Célibataire, elle attend avec impatience le mariage, jetant son dévolu sur un homme travailleur et trop sensible sur le fait de prendre soin de sa femme (rires). Au premier regard, sa carrure, droite et athlétique, rappelle davantage celle d’un garçon.
Son visage aux traits anguleux dégage une grande fermeté, renforcée par une coupe de cheveux au style dreadlocks qui accentue encore ce côté androgyne. Dans sa démarche assurée, la façon dont elle s’habille et se tient, transparaît une énergie masculine qui contraste avec la douceur de ses expressions.
Ce mélange singulier entre force virile et finesse féminine lui donne une présence qui ne laisse personne indifférent. Trouvée dans son atelier aux Maristes, Astou est en pleine besogne, enchaînant les va-et-vient et faisant montre d’une grande sérénité.
Dans le vacarme métallique de l’atelier, parmi l’odeur d’huile et de fer chauffé, se distingue une silhouette singulière. Vêtue d’un uniforme bleu, Astou Fall incarne l’image d’une femme sénégalaise qui a choisi de briser les stéréotypes. Ses gestes sont précis et ses mains fermées sur les clés sont si assurées que celles de ses collègues masculins.
Astou la « Lionne »
Au milieu des garçons, elle ne se fond pas : elle s’impose au-devant de la scène. Son regard déterminé, son front perlé de sueur et ses chaussures de sécurité marquées par les longues heures de labeur racontent une histoire de persévérance.
L’un de ses collègues et parmi les vétérans de cet atelier, Ndiaga Kane, est très surpris par l’engagement d’Astou et de son amour indéfectible pour le travail. Il la décrit comme une lionne.
« Je la respecte trop quand je vois l’énergie qu’elle donne toujours au travail. Parfois même, elle fait plus que les garçons.
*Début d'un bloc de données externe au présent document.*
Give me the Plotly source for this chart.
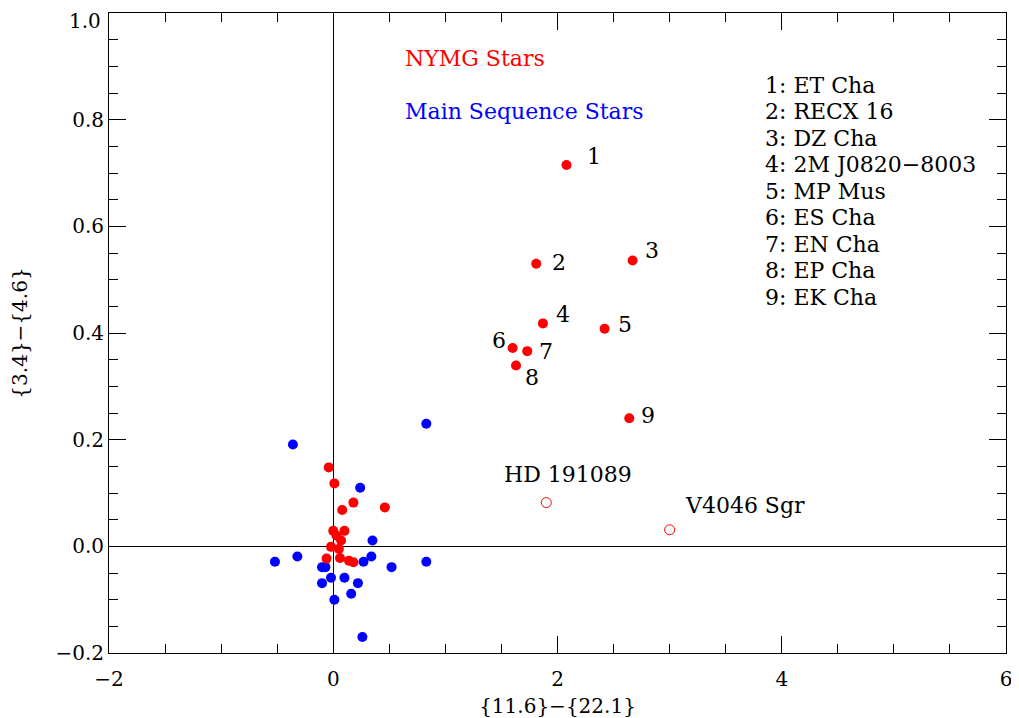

Si elle arrive à titiller les hommes dans ce métier pénible, cela veut dire qu’elle se donne à fond sans réserve », témoigne-t-il avec assurance.
Il soutient que le travail n’a pas de genre et cette dame, ajoute-t-il, est l’exemple patent pour toute femme qui hésite à se lancer dans des domaines comme la mécanique ou autres. Toutefois, Astou souligne que la mécanique est un métier endurant au Sénégal, car, dit-elle, la plupart des gens qui évoluent dans ce domaine n’ont pas les moyens de leur politique.
Pour elle, ce qui fait défaut, c’est l’absence de matériels technologiques de pointe qui permettent de gagner du temps dans le travail mais aussi d’être plus efficaces.
« L’autre difficulté est liée au fait que la majeure partie des mécaniciens travaillent dans des endroits qui ne leur appartiennent pas. Ils trouvent des terrains vacants et, avec l’accord du propriétaire, commencent à travailler et quelques temps après ils sont déguerpis parce que le gars a besoin de récupérer son terrain », déplore-t-elle.
« Je pense que l’État doit trouver un site idéal pour regrouper plusieurs mécaniciens qui, moyennant une somme, peuvent abriter le lieu sous forme de location afin qu’ils puissent faire leur travail dans les conditions les plus optimales », préconise-t-elle.